DCGI Dr G N Singh explained, “We have asked the manufacturer to report adverse events suspected to be associated with the use of Absorb Bioresorbable Vascular Scaffold and Absorb GTl Bioresorbable Vascular Scaffold to the CDSCO based on the findings in India- centric and India-specific patients.”
The DCGI however denied that the Absorb BVS cardiac stents have been banned in the Indian market and told to be withdrawn from the Indian market.
“Based on the three years clinical data analysis from Absorb II it has been observed that there is an over elevated rate of major adverse cardiac events and scaffold thrombosis, a dangerous side effect where a blood clot forms on the stent itself,” said the CDSCO in a medical device alert dated April 7.
The CDSCO had approved Absorb BVS intended to be used as a temporary scaffold indicated for improving coronary luminal diameter that will eventually resorb and potentially facilitate normalization of vessel function artery lesions.

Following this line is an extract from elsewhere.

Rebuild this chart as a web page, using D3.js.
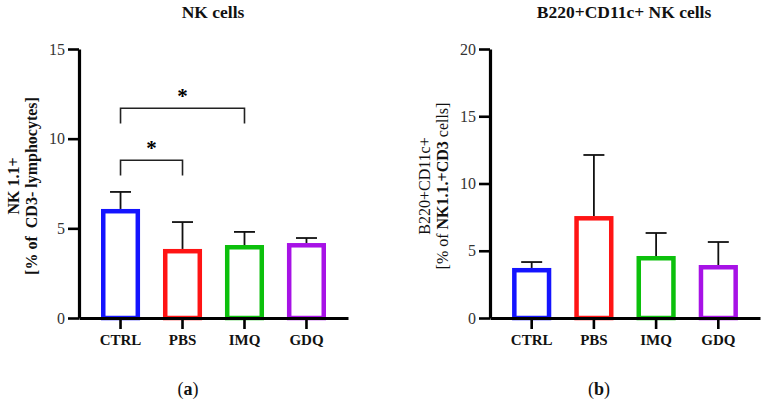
<!DOCTYPE html>
<html>
<head>
<meta charset="UTF-8">
<script src="https://cdn.jsdelivr.net/npm/d3@7"></script>
<style>
    body { margin: 0; background: #fff; }
    text { font-family: "Liberation Serif", "Times New Roman", serif; }
</style>
</head>
<body>
<div id="ChartContainer"></div>
<script>
    const groups = ["CTRL", "PBS", "IMQ", "GDQ"]
    const barColors = ["#1414ff", "#ff1414", "#0cc00c", "#a712e6"]

    // panel (a) NK cells, mean and upper SD
    const nkMean = [6.08, 3.85, 4.07, 4.18]
    const nkErr = [0.95, 1.5, 0.73, 0.28]
    const nkTicks = [0, 5, 10, 15]
    const nkSig = [
        { from: "CTRL", to: "PBS", top: 8.8, leg: 7.95, label: "*" },
        { from: "CTRL", to: "IMQ", top: 11.7, leg: 10.85, label: "*" }
    ]

    // panel (b) B220+CD11c+ NK cells
    const bMean = [3.72, 7.58, 4.61, 3.94]
    const bErr = [0.44, 4.54, 1.71, 1.71]
    const bTicks = [0, 5, 10, 15, 20]

    const width = 767
    const height = 404

    const svg = d3.select("#ChartContainer")
        .append("svg")
        .attr("width", width)
        .attr("height", height)

    const drawPanel = (opt) => {
        const g = svg.append("g")

        const x = d3.scaleBand()
            .domain(groups)
            .range([opt.left, opt.right])
            .paddingInner(0.37)
            .paddingOuter(0.355)

        const y = d3.scaleLinear()
            .domain([0, d3.max(opt.ticks)])
            .range([318, 49])

        const sw = 4.5
        const rows = groups.map((grp, i) => ({ grp: grp, mean: opt.mean[i], err: opt.err[i], color: barColors[i] }))

        // error bars (upper only), drawn under the bar outline
        rows.forEach(d => {
            const cx = x(d.grp) + x.bandwidth() / 2
            g.append("line")
                .attr("x1", cx).attr("x2", cx)
                .attr("y1", y(d.mean)).attr("y2", y(d.mean + d.err))
                .attr("stroke", "#111").attr("stroke-width", 1.8)
            g.append("line")
                .attr("x1", cx - 10.5).attr("x2", cx + 10.5)
                .attr("y1", y(d.mean + d.err)).attr("y2", y(d.mean + d.err))
                .attr("stroke", "#111").attr("stroke-width", 1.8)
        })

        g.selectAll("rect.bar")
            .data(rows)
            .enter()
            .append("rect")
            .attr("class", "bar")
            .attr("x", d => x(d.grp) + sw / 2)
            .attr("width", x.bandwidth() - sw)
            .attr("y", d => y(d.mean) + sw / 2)
            .attr("height", d => y(0) - y(d.mean) - sw / 2)
            .attr("fill", "white")
            .attr("stroke", d => d.color)
            .attr("stroke-width", sw)

        // axes
        const yAxis = g.append("g")
            .attr("transform", `translate(${opt.left},0)`)
            .call(d3.axisLeft(y).tickValues(opt.ticks).tickSize(11).tickSizeOuter(0).tickPadding(3))
        yAxis.select(".domain").attr("stroke-width", 3.2)
        yAxis.selectAll(".tick line").attr("stroke-width", 2.6)
        yAxis.selectAll(".tick text")
            .attr("font-family", "Liberation Serif, serif")
            .attr("font-size", 16)
            .attr("fill", "#333")

        const xAxis = g.append("g")
            .attr("transform", `translate(0,${y(0)})`)
            .call(d3.axisBottom(x).tickSize(11).tickSizeOuter(0).tickPadding(5))
        xAxis.select(".domain").attr("stroke-width", 3.2)
        xAxis.selectAll(".tick line").attr("stroke-width", 2.6)
        xAxis.selectAll(".tick text")
            .attr("font-family", "Liberation Serif, serif")
            .attr("font-size", 15)
            .attr("font-weight", "bold")
            .attr("fill", "#111")

        // significance brackets
        opt.sig.forEach(s => {
            const x1 = x(s.from) + x.bandwidth() / 2
            const x2 = x(s.to) + x.bandwidth() / 2
            g.append("path")
                .attr("d", `M${x1},${y(s.leg)}V${y(s.top)}H${x2}V${y(s.leg)}`)
                .attr("fill", "none")
                .attr("stroke", "#222")
                .attr("stroke-width", 1.6)
            g.append("text")
                .attr("x", (x1 + x2) / 2)
                .attr("y", y(s.top) - 5)
                .attr("text-anchor", "middle")
                .attr("font-size", 21)
                .attr("font-weight", "bold")
                .text(s.label)
        })

        // title
        g.append("text")
            .attr("x", opt.titleX)
            .attr("y", 18)
            .attr("text-anchor", "middle")
            .attr("font-size", 17.5)
            .attr("font-weight", "bold")
            .attr("fill", "#111")
            .text(opt.title)

        // y label, two lines
        opt.yLabel.forEach((line, i) => {
            const t = g.append("text")
                .attr("transform", `translate(${opt.yLabelX[i]},186) rotate(-90)`)
                .attr("text-anchor", "middle")
                .attr("font-size", 16)
                .attr("fill", "#111")
                .style("white-space", "pre")
            line.forEach(part => {
                t.append("tspan")
                    .attr("font-weight", part.bold ? "bold" : "normal")
                    .text(part.text)
            })
        })

        // panel letter
        g.append("text")
            .attr("x", opt.letterX)
            .attr("y", 395)
            .attr("text-anchor", "middle")
            .attr("font-size", 18)
            .attr("fill", "#111")
            .html(`(<tspan font-weight="bold">${opt.letter}</tspan>)`)
    }

    drawPanel({
        left: 79, right: 348,
        mean: nkMean, err: nkErr, ticks: nkTicks, sig: nkSig,
        title: "NK cells", titleX: 213,
        yLabel: [
            [{ text: "NK 1.1+", bold: true }],
            [{ text: "[% of  CD3- lymphocytes]", bold: true }]
        ],
        yLabelX: [19, 37],
        letter: "a", letterX: 188
    })

    drawPanel({
        left: 490, right: 760,
        mean: bMean, err: bErr, ticks: bTicks, sig: [],
        title: "B220+CD11c+ NK cells", titleX: 624,
        yLabel: [
            [{ text: "B220+CD11c+", bold: false }],
            [{ text: "[% of ", bold: false }, { text: "NK1.1.+CD3", bold: true }, { text: " cells]", bold: false }]
        ],
        yLabelX: [430, 448],
        letter: "b", letterX: 599
    })
</script>
</body>
</html>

According to the CDSCO, the importer Abbott Healthcare recently informed the regulator that the manufacturer Abbott Vascular has initiated a field safety notice in European countries to communicate that the product Absorb BVS use will be limited to establish post-market registries to facilitate the collection of real-world evidence for Absorb BVS and Absorb GTl BVS systems.

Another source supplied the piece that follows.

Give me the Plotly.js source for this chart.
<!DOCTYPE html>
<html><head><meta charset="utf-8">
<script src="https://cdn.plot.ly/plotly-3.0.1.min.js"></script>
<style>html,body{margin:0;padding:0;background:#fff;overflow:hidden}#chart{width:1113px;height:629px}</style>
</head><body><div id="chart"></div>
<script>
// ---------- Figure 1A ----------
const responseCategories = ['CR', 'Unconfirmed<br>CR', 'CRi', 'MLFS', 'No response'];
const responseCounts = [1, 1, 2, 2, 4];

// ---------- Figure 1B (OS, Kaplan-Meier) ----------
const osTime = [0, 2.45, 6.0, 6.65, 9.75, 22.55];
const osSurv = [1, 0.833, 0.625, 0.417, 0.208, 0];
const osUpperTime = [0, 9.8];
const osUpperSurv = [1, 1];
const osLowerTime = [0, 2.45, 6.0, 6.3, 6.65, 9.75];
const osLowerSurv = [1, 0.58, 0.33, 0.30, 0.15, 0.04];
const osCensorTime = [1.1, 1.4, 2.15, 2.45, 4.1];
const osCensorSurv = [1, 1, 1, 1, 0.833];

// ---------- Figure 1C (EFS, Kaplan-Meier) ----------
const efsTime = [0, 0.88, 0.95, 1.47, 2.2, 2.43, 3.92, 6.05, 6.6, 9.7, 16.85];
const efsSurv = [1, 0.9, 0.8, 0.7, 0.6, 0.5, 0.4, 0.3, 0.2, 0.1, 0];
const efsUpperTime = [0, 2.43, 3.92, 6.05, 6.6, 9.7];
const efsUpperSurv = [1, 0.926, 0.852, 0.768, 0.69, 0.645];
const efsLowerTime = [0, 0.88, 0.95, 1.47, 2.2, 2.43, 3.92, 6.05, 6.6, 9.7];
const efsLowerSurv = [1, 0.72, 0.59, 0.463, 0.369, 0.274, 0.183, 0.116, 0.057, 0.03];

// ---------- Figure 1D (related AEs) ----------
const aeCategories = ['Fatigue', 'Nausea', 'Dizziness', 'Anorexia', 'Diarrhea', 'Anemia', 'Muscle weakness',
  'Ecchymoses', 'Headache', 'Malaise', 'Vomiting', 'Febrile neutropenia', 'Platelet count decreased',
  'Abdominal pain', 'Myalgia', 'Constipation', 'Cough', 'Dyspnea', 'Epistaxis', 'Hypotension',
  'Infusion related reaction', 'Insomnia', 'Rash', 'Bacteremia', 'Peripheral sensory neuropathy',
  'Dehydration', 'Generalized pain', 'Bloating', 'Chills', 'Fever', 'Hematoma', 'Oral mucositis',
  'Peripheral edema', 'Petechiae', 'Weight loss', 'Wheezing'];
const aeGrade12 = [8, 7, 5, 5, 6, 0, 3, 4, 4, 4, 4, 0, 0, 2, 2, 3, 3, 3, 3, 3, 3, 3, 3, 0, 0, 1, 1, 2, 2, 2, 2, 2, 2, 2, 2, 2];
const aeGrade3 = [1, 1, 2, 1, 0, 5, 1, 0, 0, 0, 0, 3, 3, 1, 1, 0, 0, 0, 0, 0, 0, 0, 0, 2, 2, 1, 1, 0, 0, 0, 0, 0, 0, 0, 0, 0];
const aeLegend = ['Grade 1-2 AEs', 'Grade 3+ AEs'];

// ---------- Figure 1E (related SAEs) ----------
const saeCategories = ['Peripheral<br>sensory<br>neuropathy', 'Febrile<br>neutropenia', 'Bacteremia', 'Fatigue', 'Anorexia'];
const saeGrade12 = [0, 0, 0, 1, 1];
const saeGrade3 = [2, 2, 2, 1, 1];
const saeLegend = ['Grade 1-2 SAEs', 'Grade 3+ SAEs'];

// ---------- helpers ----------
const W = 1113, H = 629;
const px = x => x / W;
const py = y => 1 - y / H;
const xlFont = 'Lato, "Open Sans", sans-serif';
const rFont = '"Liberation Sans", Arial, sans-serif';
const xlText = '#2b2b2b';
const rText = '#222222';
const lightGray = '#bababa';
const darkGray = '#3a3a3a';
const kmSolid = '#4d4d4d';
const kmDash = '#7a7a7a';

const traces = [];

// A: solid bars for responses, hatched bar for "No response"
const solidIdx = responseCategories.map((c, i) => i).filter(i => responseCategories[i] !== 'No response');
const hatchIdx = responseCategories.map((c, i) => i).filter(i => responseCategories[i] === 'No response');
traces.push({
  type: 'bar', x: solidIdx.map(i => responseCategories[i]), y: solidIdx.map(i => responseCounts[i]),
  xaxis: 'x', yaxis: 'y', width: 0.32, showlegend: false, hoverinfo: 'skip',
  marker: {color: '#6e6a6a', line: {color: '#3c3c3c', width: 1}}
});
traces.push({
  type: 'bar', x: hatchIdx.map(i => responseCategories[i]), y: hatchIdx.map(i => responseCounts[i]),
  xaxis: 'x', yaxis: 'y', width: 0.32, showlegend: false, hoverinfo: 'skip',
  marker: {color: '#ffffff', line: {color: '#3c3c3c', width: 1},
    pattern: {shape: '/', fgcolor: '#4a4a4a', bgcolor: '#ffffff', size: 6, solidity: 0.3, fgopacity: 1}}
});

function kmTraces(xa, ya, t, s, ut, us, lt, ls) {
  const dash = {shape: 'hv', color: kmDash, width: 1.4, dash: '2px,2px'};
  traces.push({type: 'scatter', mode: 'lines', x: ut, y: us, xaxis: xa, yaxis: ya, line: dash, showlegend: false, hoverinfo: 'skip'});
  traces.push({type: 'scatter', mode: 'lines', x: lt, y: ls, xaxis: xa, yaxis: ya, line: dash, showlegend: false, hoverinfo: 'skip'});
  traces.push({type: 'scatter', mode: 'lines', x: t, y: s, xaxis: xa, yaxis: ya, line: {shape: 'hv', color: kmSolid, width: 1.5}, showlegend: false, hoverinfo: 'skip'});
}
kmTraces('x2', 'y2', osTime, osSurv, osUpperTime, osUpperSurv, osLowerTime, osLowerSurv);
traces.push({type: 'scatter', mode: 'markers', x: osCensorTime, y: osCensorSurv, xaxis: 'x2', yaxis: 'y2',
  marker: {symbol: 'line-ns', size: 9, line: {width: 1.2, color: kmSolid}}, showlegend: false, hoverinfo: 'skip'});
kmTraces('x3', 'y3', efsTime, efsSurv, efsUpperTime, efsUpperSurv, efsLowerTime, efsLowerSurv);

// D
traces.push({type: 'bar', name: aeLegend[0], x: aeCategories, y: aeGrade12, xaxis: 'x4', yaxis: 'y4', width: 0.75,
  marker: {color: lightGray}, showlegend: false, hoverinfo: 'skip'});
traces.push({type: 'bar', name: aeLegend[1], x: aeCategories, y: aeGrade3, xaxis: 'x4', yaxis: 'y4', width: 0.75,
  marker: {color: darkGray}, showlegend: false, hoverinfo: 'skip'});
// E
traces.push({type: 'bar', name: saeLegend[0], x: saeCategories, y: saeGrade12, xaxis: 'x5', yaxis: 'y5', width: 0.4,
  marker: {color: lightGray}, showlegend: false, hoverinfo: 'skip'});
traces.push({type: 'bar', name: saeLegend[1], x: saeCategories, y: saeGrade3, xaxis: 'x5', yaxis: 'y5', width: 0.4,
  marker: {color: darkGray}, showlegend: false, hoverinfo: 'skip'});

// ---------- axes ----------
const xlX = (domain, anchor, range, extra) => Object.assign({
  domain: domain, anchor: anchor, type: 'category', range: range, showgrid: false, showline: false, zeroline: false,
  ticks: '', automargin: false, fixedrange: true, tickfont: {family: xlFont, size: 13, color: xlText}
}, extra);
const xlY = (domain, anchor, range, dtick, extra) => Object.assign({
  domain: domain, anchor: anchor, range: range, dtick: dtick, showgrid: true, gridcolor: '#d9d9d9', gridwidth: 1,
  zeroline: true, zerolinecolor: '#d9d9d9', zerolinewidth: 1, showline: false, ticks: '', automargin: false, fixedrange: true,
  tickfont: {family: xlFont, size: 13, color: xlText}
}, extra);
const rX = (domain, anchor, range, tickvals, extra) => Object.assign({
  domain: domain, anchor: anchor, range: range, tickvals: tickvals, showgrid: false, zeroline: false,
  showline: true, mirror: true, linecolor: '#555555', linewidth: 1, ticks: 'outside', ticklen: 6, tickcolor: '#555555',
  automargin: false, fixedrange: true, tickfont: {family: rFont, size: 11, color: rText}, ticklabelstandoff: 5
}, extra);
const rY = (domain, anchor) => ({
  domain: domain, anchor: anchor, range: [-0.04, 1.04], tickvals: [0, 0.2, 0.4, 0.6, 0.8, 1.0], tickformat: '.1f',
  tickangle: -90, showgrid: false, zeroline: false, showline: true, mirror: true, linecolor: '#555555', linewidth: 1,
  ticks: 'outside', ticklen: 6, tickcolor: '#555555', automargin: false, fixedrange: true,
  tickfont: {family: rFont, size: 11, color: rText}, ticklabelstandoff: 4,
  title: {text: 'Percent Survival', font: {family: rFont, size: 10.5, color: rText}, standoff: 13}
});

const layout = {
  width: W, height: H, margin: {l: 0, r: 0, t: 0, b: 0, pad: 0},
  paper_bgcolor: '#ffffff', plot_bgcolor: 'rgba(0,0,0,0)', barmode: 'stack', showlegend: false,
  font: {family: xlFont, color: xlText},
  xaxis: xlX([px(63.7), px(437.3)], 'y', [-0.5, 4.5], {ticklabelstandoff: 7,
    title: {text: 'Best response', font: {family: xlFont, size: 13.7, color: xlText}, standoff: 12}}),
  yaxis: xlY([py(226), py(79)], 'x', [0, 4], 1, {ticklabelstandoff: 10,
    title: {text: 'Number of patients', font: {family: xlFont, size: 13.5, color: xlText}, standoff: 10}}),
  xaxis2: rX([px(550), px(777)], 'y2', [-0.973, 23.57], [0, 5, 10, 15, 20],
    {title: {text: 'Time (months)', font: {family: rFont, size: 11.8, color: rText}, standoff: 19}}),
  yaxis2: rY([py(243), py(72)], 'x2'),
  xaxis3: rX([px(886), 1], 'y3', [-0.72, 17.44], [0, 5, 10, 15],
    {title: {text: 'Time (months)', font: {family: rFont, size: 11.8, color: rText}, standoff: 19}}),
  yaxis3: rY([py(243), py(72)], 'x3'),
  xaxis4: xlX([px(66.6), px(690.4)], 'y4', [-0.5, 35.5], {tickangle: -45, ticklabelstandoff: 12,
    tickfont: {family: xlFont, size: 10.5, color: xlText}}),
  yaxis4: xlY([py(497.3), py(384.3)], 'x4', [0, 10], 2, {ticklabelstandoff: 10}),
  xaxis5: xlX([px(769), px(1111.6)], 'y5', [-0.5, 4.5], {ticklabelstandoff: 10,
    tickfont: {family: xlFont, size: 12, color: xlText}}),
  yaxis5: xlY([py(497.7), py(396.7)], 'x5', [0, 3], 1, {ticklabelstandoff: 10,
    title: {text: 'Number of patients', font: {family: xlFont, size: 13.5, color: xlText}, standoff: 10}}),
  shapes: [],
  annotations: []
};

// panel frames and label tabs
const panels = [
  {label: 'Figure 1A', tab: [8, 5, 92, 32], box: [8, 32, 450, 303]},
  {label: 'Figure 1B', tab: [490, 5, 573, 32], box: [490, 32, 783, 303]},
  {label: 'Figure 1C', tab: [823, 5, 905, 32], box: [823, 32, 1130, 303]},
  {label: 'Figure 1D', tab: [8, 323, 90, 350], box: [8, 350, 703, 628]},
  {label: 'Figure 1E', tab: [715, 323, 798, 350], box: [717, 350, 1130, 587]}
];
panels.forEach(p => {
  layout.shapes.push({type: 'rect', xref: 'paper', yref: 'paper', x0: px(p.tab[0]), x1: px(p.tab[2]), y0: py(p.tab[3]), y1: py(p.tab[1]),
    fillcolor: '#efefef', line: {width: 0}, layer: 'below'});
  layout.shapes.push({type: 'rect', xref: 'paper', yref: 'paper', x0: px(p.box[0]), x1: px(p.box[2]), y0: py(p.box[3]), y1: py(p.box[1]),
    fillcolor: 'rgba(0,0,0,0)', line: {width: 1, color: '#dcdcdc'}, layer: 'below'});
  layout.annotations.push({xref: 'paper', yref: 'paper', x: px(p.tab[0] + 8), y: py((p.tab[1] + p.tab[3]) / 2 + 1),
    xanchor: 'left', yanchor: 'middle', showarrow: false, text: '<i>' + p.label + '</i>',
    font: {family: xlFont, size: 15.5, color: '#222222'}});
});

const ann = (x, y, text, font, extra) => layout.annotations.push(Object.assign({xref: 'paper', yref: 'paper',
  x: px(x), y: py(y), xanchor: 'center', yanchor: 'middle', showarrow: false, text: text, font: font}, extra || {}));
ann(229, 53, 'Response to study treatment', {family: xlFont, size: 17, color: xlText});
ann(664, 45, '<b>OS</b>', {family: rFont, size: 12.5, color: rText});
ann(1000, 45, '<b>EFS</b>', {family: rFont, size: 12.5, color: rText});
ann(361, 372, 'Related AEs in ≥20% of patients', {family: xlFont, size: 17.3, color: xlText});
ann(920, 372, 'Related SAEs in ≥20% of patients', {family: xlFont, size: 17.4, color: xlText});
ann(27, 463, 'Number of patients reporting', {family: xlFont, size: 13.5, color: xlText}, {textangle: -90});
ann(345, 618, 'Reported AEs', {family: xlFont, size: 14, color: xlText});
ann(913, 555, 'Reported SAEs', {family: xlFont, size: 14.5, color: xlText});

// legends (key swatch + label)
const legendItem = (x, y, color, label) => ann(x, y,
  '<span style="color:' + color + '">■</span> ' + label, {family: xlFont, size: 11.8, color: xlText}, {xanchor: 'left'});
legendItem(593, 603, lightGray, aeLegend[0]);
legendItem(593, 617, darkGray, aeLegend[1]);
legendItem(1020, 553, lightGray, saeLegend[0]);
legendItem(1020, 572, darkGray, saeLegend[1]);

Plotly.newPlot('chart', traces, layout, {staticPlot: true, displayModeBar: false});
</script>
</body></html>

"No further bioresorbable vascular scaffolding stents will be provided to non-registry sites after 31st march 2017 and these sites have been instructed to cease implants and existing inventory will be removed," stated an advisory from Abbott, which is "working jointly with the European Regulatory Agencies" to address concerns of increased risk of stent thrombosis and longer duration of use of blood thinners for those implanted with BVS compared to those with DES. These were the risks the studies had highlighted.
BVS used to cost Rs.2 lakh in India before price control, considerably higher than other stents. The stent industry had argued, with support from many cardiologists, that it should be outside price control as it was the latest generation stent.
In September 2012, Abbott announced the launch of its BVS called Absorb and claimed that the world's first drug eluting bioresorbable vascular scaffold has the potential to revolutionize treatment of coronary disease. Absorb was introduced in India in December that year after clinical trials on 100 patients.
Data from the Cardiology Society of India showed that in 2013, about 8,500 bioresorbable stents were used in India. This was despite their much higher cost. Indian cardiologists took to this new stent so enthusiastically that India became one of the largest markets for Absorb in 2014. India accounted for a third of Abbott's USD 132 million global revenues in 2014 from bioresorbable stents.